If they can’t get Perdido to work right and have to stop the oil and natural gas from flowing, their company loses $5 million per day in revenue. If they lose control of it, their lives are at stake.

The job drives some people crazy.

“A lot of people have trouble,” says Louis Lemoine, a drilling foreman from Alexandria, La. who has been working offshore for 41 years. “You can’t go anywhere.”

But the ones who stick to it say they love it.

Alison Whitt, a 22-year-old engineer just out of college says: “At the end of 14 days here I’m ready to go home, but at the end of 14 days (off) I’m ready to come back.”

Workers compare it to having a second family. The isolation, the intensity of working so many hours straight and the danger breed closeness uncommon in most jobs.

Most people don’t eat three meals a day with their co-workers, or share small bunk rooms with them.

There are movie nights and video game tournaments. There’s even a nurse who nags workers to get their cholesterol and blood pressure tested. There are also flare-ups between workers who are tired, and tired of being cooped up with each other for so long. “It’s just like home,” Lemoine says. “Spats. Rumors. Gossip.”

The sense of camaraderie — as well as the tension — has been intensified for all Gulf oil workers since 11 died in the explosion of the oil rig controlled by BP in April of 2010. That disaster led to the biggest oil spill in U.S. history.

Chris Smith, Perdido’s operations manager, says there’s been a “chronic sense of unease” among workers ever since.

The Perdido workers, like many in the oil industry outside of BP, say their culture and processes were focused on safety long before BP’s disaster. They say they would have avoided such an accident.

But they know that Shell workers have died in accidents, too, and they are reminded of the fact during a tedious, 90-minute safety session they must sit through when they arrive at Perdido. As if the dangers of deepwater drilling needed reinforcing, lifeboats hang from the platform and sharks can be seen prowling the waters beneath it.

Perdido gathers oil and natural gas from wells drilled in its vicinity, many by an on-board rig that drills down into the sea floor and then horizontally into oil reservoirs. The oil and gas is then sent via undersea pipeline to terminals and refineries on the Gulf coast.
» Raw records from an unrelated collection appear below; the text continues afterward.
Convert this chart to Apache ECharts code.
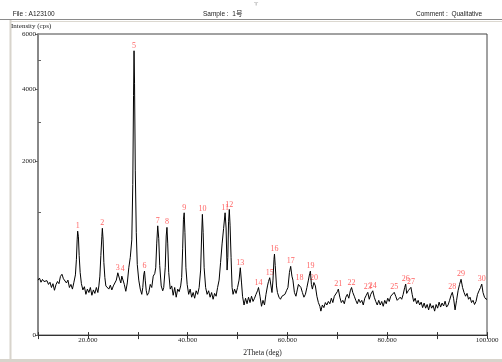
<!DOCTYPE html>
<html>
<head>
<meta charset="utf-8">
<script src="https://cdn.jsdelivr.net/npm/echarts@6/dist/echarts.min.js"></script>
<style>html,body{margin:0;padding:0;background:#fff;}#c{width:502px;height:362px;}</style>
</head>
<body>
<div id="c"></div>
<script>
// XRD scan: [2Theta (deg), intensity (cps)]
const scan = [
[10.0,200],[10.3,215],[10.6,185],[10.9,205],[11.2,190],[11.5,178],[11.8,196],[12.1,170],[12.4,185],[12.7,150],
[13.0,175],[13.3,133],[13.6,168],[13.9,190],[14.2,175],[14.5,228],[14.8,245],[15.1,210],[15.4,225],[15.7,180],
[16.0,200],[16.3,150],[16.6,170],[16.9,140],[17.2,185],[17.5,240],[17.7,380],[17.85,600],[17.95,715],[18.1,640],
[18.25,420],[18.45,260],[18.7,175],[19.0,135],[19.3,155],[19.6,110],[19.9,140],[20.2,120],[20.5,150],[20.8,105],
[21.1,135],[21.4,115],[21.7,150],[22.0,120],[22.2,160],[22.4,230],[22.6,420],[22.8,640],[22.9,755],[23.05,600],
[23.2,350],[23.4,220],[23.6,160],[23.9,170],[24.2,140],[24.5,165],[24.8,135],[25.1,160],[25.4,150],[25.7,200],
[26.0,257],[26.3,215],[26.6,180],[26.8,230],[27.0,245],[27.3,170],[27.6,127],[27.9,180],[28.2,300],[28.5,400],
[28.8,600],[29.0,1500],[29.15,3800],[29.25,5350],[29.35,4200],[29.5,1800],[29.7,700],[29.9,330],[30.2,200],[30.5,140],
[30.8,110],[31.0,150],[31.2,240],[31.35,271],[31.5,200],[31.7,130],[31.9,105],[32.2,120],[32.5,170],[32.8,150],
[33.1,230],[33.4,250],[33.6,300],[33.8,560],[34.0,790],[34.2,620],[34.4,320],[34.7,160],[35.0,130],[35.2,150],
[35.5,300],[35.7,650],[35.85,768],[36.0,560],[36.2,260],[36.5,140],[36.8,160],[37.1,105],[37.4,150],[37.7,95],
[38.0,140],[38.3,125],[38.6,160],[38.8,220],[39.0,500],[39.15,880],[39.3,990],[39.45,700],[39.65,300],[39.9,170],
[40.2,110],[40.5,140],[40.8,95],[41.1,120],[41.4,90],[41.7,130],[42.0,110],[42.3,150],[42.6,280],[42.8,650],
[42.95,965],[43.1,700],[43.3,300],[43.6,150],[43.9,110],[44.2,130],[44.5,95],[44.8,120],[45.1,85],[45.4,115],
[45.7,100],[46.0,150],[46.3,200],[46.6,350],[46.9,550],[47.2,750],[47.5,990],[47.7,760],[47.9,280],[48.05,400],
[48.2,850],[48.35,1045],[48.5,800],[48.7,400],[48.9,150],[49.1,110],[49.4,140],[49.7,115],[50.0,150],[50.3,200],
[50.55,300],[50.8,180],[51.0,100],[51.3,60],[51.6,90],[51.9,65],[52.2,95],[52.5,70],[52.8,100],[53.1,75],
[53.4,90],[53.7,110],[54.0,130],[54.2,150],[54.5,100],[54.8,55],[55.1,80],[55.4,60],[55.7,110],[56.0,160],
[56.2,190],[56.45,218],[56.7,160],[56.9,120],[57.1,200],[57.3,380],[57.4,435],[57.55,320],[57.8,160],[58.0,120],
[58.3,95],[58.6,85],[58.9,100],[59.2,90],[59.5,110],[59.8,130],[60.1,150],[60.4,260],[60.65,313],[60.9,230],
[61.1,200],[61.4,120],[61.7,100],[62.0,140],[62.2,170],[62.4,183],[62.7,150],[63.0,120],[63.3,95],[63.6,110],
[63.9,150],[64.2,200],[64.45,250],[64.6,271],[64.8,170],[65.0,140],[65.3,183],[65.6,160],[65.9,100],[66.2,70],
[66.5,55],[66.7,38],[67.0,60],[67.3,50],[67.6,70],[67.9,60],[68.2,75],[68.5,65],[68.8,90],[69.1,70],
[69.4,100],[69.7,110],[70.0,125],[70.2,140],[70.5,95],[70.8,70],[71.1,80],[71.4,65],[71.7,95],[72.0,110],
[72.3,90],[72.6,130],[72.85,150],[73.1,120],[73.4,100],[73.7,80],[74.0,65],[74.3,85],[74.6,70],[74.9,80],
[75.2,60],[75.5,90],[75.8,105],[76.1,121],[76.4,85],[76.7,110],[77.1,130],[77.4,95],[77.7,75],[78.0,60],
[78.3,80],[78.6,60],[78.9,75],[79.2,55],[79.5,80],[79.8,65],[80.1,90],[80.4,75],[80.7,100],[81.0,110],
[81.4,121],[81.7,100],[82.0,80],[82.3,72],[82.6,95],[82.9,85],[83.2,110],[83.5,150],[83.7,172],[83.9,115],
[84.2,130],[84.5,140],[84.75,151],[85.0,110],[85.3,75],[85.6,90],[85.9,65],[86.2,80],[86.5,60],[86.8,72],
[87.1,50],[87.4,68],[87.7,48],[88.0,62],[88.3,42],[88.6,66],[88.9,48],[89.2,58],[89.5,38],[89.8,62],
[90.1,48],[90.4,72],[90.7,52],[91.0,68],[91.3,56],[91.6,76],[91.9,52],[92.2,60],[92.5,80],[92.8,105],
[93.05,121],[93.3,90],[93.6,42],[93.9,80],[94.2,130],[94.5,170],[94.8,206],[95.1,150],[95.4,120],[95.7,100],
[96.0,115],[96.3,85],[96.6,95],[96.9,70],[97.2,80],[97.5,62],[97.8,75],[98.1,110],[98.4,130],[98.7,150],
[98.95,172],[99.2,120],[99.5,95],[99.8,85],[100.0,86]
];

// Peak markers (numbers shown in red)
const peakNo     = [1,2,3,4,5,6,7,8,9,10,11,12,13,14,15,16,17,18,19,20,21,22,23,24,25,26,27,28,29,30];
const peakTheta  = [17.95,22.9,26.0,27.0,29.25,31.35,34.0,35.85,39.3,42.95,47.5,48.35,50.55,54.2,56.45,57.4,60.65,62.4,64.6,65.3,70.2,72.85,76.1,77.1,81.4,83.7,84.75,93.05,94.8,98.95];
const peakCounts = [715,755,257,245,5350,271,790,768,990,965,990,1045,300,150,218,435,313,183,271,183,140,150,121,130,121,172,151,121,206,172];

// Axis ticks (intensity axis is square-root scaled)
const xLabelTicks = [20,40,60,80,100];
const yLabelTicks = [0,2000,4000,6000];
const yMinorTicks = [1000,3000,5000];
const yMax = 6000;

const header = { fileKey: 'File', file: ': A123100', sample: 'Sample :  1号', comment: 'Comment :  Qualitative' };

const sq = Math.sqrt;
const serif = '"Liberation Serif", "DejaVu Serif", serif';
const sans = '"Liberation Sans", Arial, "Noto Sans CJK SC", sans-serif';
const hdrFont = '6.5px ' + sans;

const chart = echarts.init(document.getElementById('c'), null, {renderer: 'canvas'});
chart.setOption({
  animation: false,
  backgroundColor: '#fff',
  grid: { left: 38, right: 15, top: 34, bottom: 18, show: true, borderColor: '#444', borderWidth: 1, backgroundColor: 'transparent' },
  xAxis: [
    {
      type: 'value', min: 10, max: 100, interval: 10, position: 'bottom',
      name: '2Theta (deg)', nameLocation: 'middle', nameGap: 11,
      nameTextStyle: { fontFamily: serif, fontSize: 7.5, color: '#222' },
      axisLine: { lineStyle: { color: '#333', width: 1 } },
      axisTick: { inside: true, length: 3, lineStyle: { color: '#333' } },
      axisLabel: { customValues: xLabelTicks, margin: 2, fontFamily: serif, fontSize: 7, color: '#222',
                   formatter: v => v.toFixed(3) },
      splitLine: { show: false }
    },
    {
      type: 'value', min: 10, max: 100, interval: 10, position: 'top',
      axisLine: { show: true, lineStyle: { color: '#333' } },
      axisTick: { inside: true, length: 4, lineStyle: { color: '#333' } },
      axisLabel: { show: false }, splitLine: { show: false }
    }
  ],
  yAxis: [
    {
      type: 'value', min: 0, max: sq(yMax), position: 'left',
      name: 'Intensity (cps)', nameLocation: 'end', nameGap: 4,
      nameTextStyle: { fontFamily: serif, fontSize: 7, color: '#222', align: 'left', padding: [0, 0, 0, -27] },
      axisLine: { show: true, lineStyle: { color: '#888', width: 2 } },
      axisTick: { show: true, customValues: yLabelTicks.map(sq), length: 3, lineStyle: { color: '#666' } },
      axisLabel: { customValues: yLabelTicks.map(sq), margin: 2, fontFamily: serif, fontSize: 7, color: '#222',
                   formatter: v => String(Math.round(v * v)) },
      splitLine: { show: false }
    },
    {
      type: 'value', min: 0, max: sq(yMax), position: 'left',
      axisLine: { show: false },
      axisTick: { show: true, inside: true, customValues: yMinorTicks.map(sq), length: 3, lineStyle: { color: '#666' } },
      axisLabel: { show: false }, splitLine: { show: false }
    }
  ],
  series: [
    {
      type: 'line', xAxisIndex: 0, yAxisIndex: 0,
      data: scan.map(p => [p[0], sq(p[1])]),
      showSymbol: false, symbol: 'none',
      lineStyle: { color: '#000', width: 1 },
      silent: true
    },
    {
      type: 'scatter', xAxisIndex: 0, yAxisIndex: 0,
      data: peakTheta.map((t, i) => ({ value: [t, sq(peakCounts[i])], name: String(peakNo[i]) })),
      symbolSize: 0,
      label: { show: true, position: 'top', distance: 1, formatter: p => p.name,
               fontFamily: serif, fontSize: 8, color: '#ff3b3b' },
      silent: true
    }
  ],
  graphic: [
    { type: 'line', shape: { x1: 0, y1: 19.5, x2: 502, y2: 19.5 }, style: { stroke: '#8a8a8a', lineWidth: 1 } },
    { type: 'line', shape: { x1: 10, y1: 21.5, x2: 502, y2: 21.5 }, style: { stroke: '#dcd8d0', lineWidth: 1 } },
    { type: 'line', shape: { x1: 10.5, y1: 20, x2: 10.5, y2: 359 }, style: { stroke: '#d8d4cc', lineWidth: 2 } },
    { type: 'rect', shape: { x: 0, y: 359, width: 502, height: 3 }, style: { fill: '#d8d4cc' } },
    { type: 'text', x: 256, y: 3, style: { text: 'ㅜ', font: '5px "Noto Sans CJK KR"', fill: '#555', align: 'center', verticalAlign: 'middle' } },
    { type: 'text', x: 12.7, y: 14, style: { text: header.fileKey, font: hdrFont, fill: '#222', verticalAlign: 'middle' } },
    { type: 'text', x: 25, y: 14, style: { text: header.file, font: hdrFont, fill: '#222', verticalAlign: 'middle' } },
    { type: 'text', x: 203, y: 14, style: { text: header.sample, font: hdrFont, fill: '#222', verticalAlign: 'middle' } },
    { type: 'text', x: 416, y: 14, style: { text: header.comment, font: hdrFont, fill: '#222', verticalAlign: 'middle' } }
  ]
});
</script>
</body>
</html>
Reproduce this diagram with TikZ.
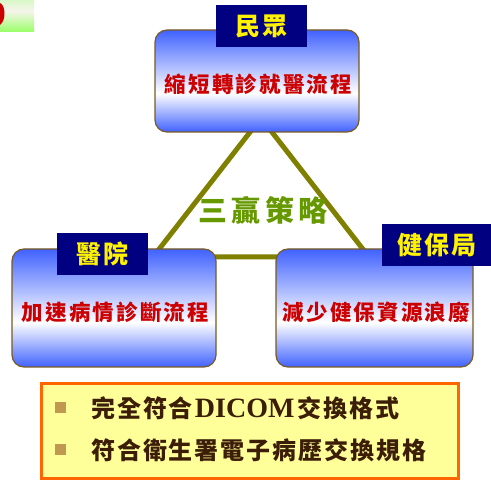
\documentclass[tikz,border=0pt]{standalone}
\usepackage{fontspec}
\setmainfont{Liberation Serif}
\newfontfamily\cjk{Noto Sans CJK TC}
\definecolor{bblue}{RGB}{64,98,255}
\definecolor{bordbrown}{RGB}{122,90,32}
\definecolor{navyb}{RGB}{0,0,128}
\definecolor{ttred}{RGB}{204,0,0}
\definecolor{olivel}{RGB}{128,128,0}
\definecolor{stratgreen}{RGB}{102,153,0}
\definecolor{paleyel}{RGB}{255,255,153}
\definecolor{orangeb}{RGB}{255,102,0}
\definecolor{bultan}{RGB}{192,152,80}
\definecolor{darkbrown}{RGB}{60,30,8}
\definecolor{gtop}{RGB}{216,248,200}
\definecolor{gmid}{RGB}{246,244,236}
\definecolor{gbot}{RGB}{153,255,102}
\pgfdeclareverticalshading{boxshade}{100bp}{color(0bp)=(bblue); color(25bp)=(bblue); color(44bp)=(white); color(75bp)=(bblue); color(100bp)=(bblue)}
\pgfdeclareverticalshading{greenshade}{100bp}{color(0bp)=(gbot); color(25bp)=(gbot); color(58bp)=(gmid); color(75bp)=(gtop); color(100bp)=(gtop)}
\tikzset{
  gbox/.style={draw=bordbrown, line width=1.2pt, rounded corners=12pt, shading=boxshade, inner sep=0pt},
  labbox/.style={fill=navyb, inner sep=0pt, minimum height=42pt, text=yellow, font=\cjk\bfseries\fontsize{25}{28}\selectfont\addfontfeatures{LetterSpace=8}},
  redtxt/.style={text=ttred, inner sep=0pt, font=\cjk\bfseries\fontsize{21.5}{24}\selectfont\addfontfeatures{LetterSpace=10}},
  tri/.style={draw=olivel, line width=5pt, line join=miter},
  bultxt/.style={text=darkbrown, inner sep=0pt, anchor=west, font=\cjk\bfseries\fontsize{24}{28}\selectfont\addfontfeatures{LetterSpace=8}},
  bulsq/.style={fill=bultan, minimum size=11pt, inner sep=0pt}
}
\begin{document}
\begin{tikzpicture}[x=1pt,y=-1pt]
\useasboundingbox (0,0) rectangle (491,481);
% fragment top-left
\shade[shading=greenshade] (0,0) rectangle (34,32);
\fill[ttred] (0,3) .. controls (3,4) and (4.5,9) .. (4.5,14) .. controls (4.5,19) and (2.5,23) .. (0,25) -- cycle;
% triangle
\coordinate (ta) at (261,118);
\coordinate (tl) at (153,257);
\coordinate (tr) at (369,257);
\draw[tri] (ta) -- (tl) -- (tr) -- cycle;
\node[text=stratgreen, inner sep=0pt, font=\cjk\bfseries\fontsize{29}{32}\selectfont\addfontfeatures{LetterSpace=14}] (strat) at (263,210) {三贏策略};
% boxes
\node[gbox, minimum width=204pt, minimum height=102pt] (top) at (257,81) {};
\node[gbox, minimum width=204pt, minimum height=118pt] (bl) at (114,308) {};
\node[gbox, minimum width=197pt, minimum height=118pt] (br) at (374.5,308) {};
\node[redtxt] (toptxt) at (258.5,84) {縮短轉診就醫流程};
\node[redtxt] (bltxt) at (115.5,312) {加速病情診斷流程};
\node[redtxt] (brtxt) at (376.5,312) {減少健保資源浪廢};
\node[labbox, minimum width=91pt] (lab1) at (261.5,26) {民眾};
\node[labbox, minimum width=91pt] (lab2) at (102.5,254) {醫院};
\node[labbox, minimum width=109pt] (lab3) at (436.5,245) {健保局};
% bottom box
\node[draw=orangeb, fill=paleyel, line width=3pt, minimum width=417pt, minimum height=95pt, inner sep=0pt] (req) at (250,431) {};
\node[bulsq] (b1) at (60.5,407.5) {};
\node[bulsq] (b2) at (60.5,449.5) {};
\node[bultxt] (t1) at (91,408) {完全符合{\normalfont\bfseries\fontsize{28}{30}\selectfont\hspace{2pt}DICOM\hspace{3pt}}交換格式};
\node[bultxt] (t2) at (91,450) {符合衛生署電子病歷交換規格};
\end{tikzpicture}
\end{document}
The platform also has desalination machines to make fresh water, power generators, air conditioners, a giant kitchen, laundry facilities and TV hookups. If something breaks, engineers on board fix it. The cable guy isn’t coming to Perdido to adjust anyone’s picture.

Perdido workers come from Texas, Mississippi, Alabama, Louisiana, and as far away as Michigan and Alaska to get to work. They board a helicopter at an airport in Galveston, Texas, for the two-hour ride to the platform.

When the helicopter touches down, it’s all work for two weeks. The schedule compresses a full year’s work into six months. But that makes for nice stretches of vacation.

Todd Coulon, a Shell veteran of 23 years from Barataria, La., a bayou town 30 miles south of New Orleans, says the two weeks off each month allow him to get chores and home projects done. That allows him to have “real weekends” during which he can spend time with his three kids, watch LSU and Saints football games and fish.

When it’s time to work, the focus is clear: Keep the oil and gas flowing. The device on the platform that transfers the oil and gas to pipelines is called the “Lease Automated Custody Transfer Unit” but workers have a nickname for it: the cash register.

At each change in shift there is a meeting in the platform’s common room. The foremen from the outgoing shift brief the foremen from the incoming shift on how the platform and the rig performed, the maintenance activities planned, the equipment and supplies that are arriving by boat, the latest weather forecast and any safety problems.

Foremen wear camouflage baseball caps, recline in office chairs and murmur in polite southern accents of different shades, from a deep Mississippi drawl to Southern Louisiana creole.

A recent meeting started with a safety report from a foreman who reported missing earplugs, cracked coatings, hoses in the wrong place that created a tripping hazard, a hand rail missing a pin and a helmet blown off the head of a worker and into the sea by a gust of wind.

Even heavier winds were coming, so the cranes had to be put in their “cradles” and drilling would likely have to be suspended. Maintenance work was slotted into the schedule.

Production rates from the day before were discussed, along with goals for the next day.

Some of the equipment Shell designed to separate oil and natural gas on the sea floor before pumping it up to the platform hasn’t worked as well as hoped. Technicians have been adjusting equipment, changing procedures, and installing new equipment over several months to try to fix the problem. Finally, it seems to be working.

After more than a year of steady operation, Perdido has only recently hit its monthly production targets.

Perdido is producing the equivalent of 60,000 barrels of oil and natural gas a day from six wells. Eventually, the platform will produce 100,000 barrels per day from 35 wells drilled in a 30-mile radius around the platform.

At today’s prices, that means revenue of more than $1.8 billion per year.

The challenge is to balance the pressure to keep the oil flowing with the pressure to keep workers safe.

Coulon ended a recent meeting by telling workers to be safe and look after each other. He didn’t need to remind them that not too long ago 11 people doing the same kind of work never made it home for their two week break to see their families, fish and get stuff done around the house.